3.6 Mechanism analysis

Based on the previous reports (Song et al. 2015a, b), the possible mechanism of Zr-BCAs catalyzed conversion of furfural into FAL was proposed (Scheme 2). For the transfer hydrogenation, both the acidic and basic sites in the catalyst were reported to be essential (Song et al. 2015a, b; Ikariya and Blacker 2007). In Zr-based catalysts, Zr4+ and O2− (carboxylate groups in BCAs) formed the acid and basic sites, respectively (Tang et al. 2013; Valvekens et al. 2014).
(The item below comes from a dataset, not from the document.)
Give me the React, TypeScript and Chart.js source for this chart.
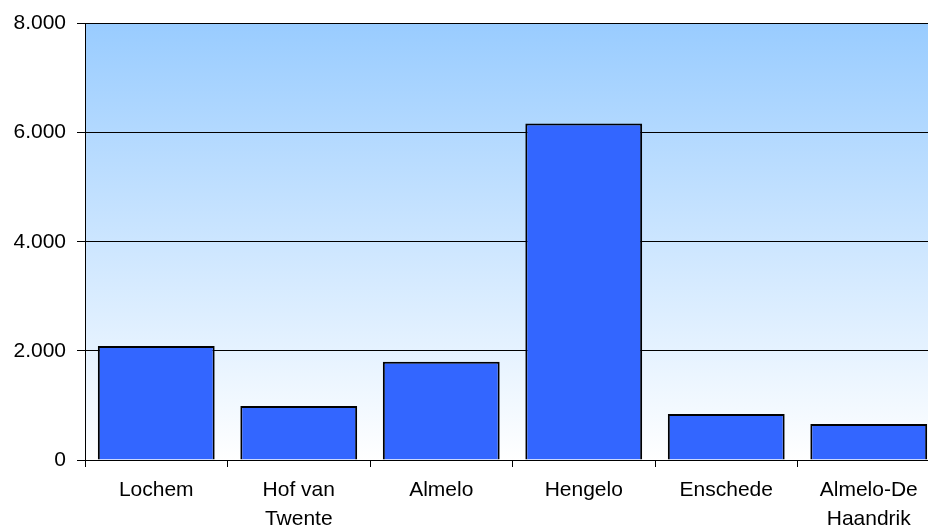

Firstly, isopropanol was adsorbed onto the catalyst and interacted with the acid–base sites (Zr4+–O2−) on Zr-BCAs, resulting in its dissociation to the corresponding alkoxide. Meanwhile, the carbonyl groups in furfural molecules were adsorbed onto the adjacent sites on the catalyst. Then, hydrogen transfer took place between the dissociated alcohol and the activated furfural molecules via a concerted process involving a six-link intermediate to form the corresponding products. Furfural was converted into FAL while isopropanol converted into acetone.

Scheme 2
scheme 2

Possible mechanism for Zr-BCAs catalyzed conversion of furfural to FAL

4 Conclusions

A novel strategy to construct Zr-based catalyst for biomass conversion using BCAs was proposed in this work. Various Zr-BCAs catalysts were successfully prepared using BCAs with different structures, and the preparation conditions and experiment factors during the reaction were systematically studied. The catalyst was proved to be highly efficient for the conversion of biomass-derived furfural to FAL with high yield of 97% under mild temperature. The catalyst can be used at least ten times without obvious changes in performance, proving the excellent stability. Using BCAs potentially obtained from LRCs to construct catalysts and applying them in the biomass conversion is believed to be an efficient approach for the utilization of both LRCs and biomass resources.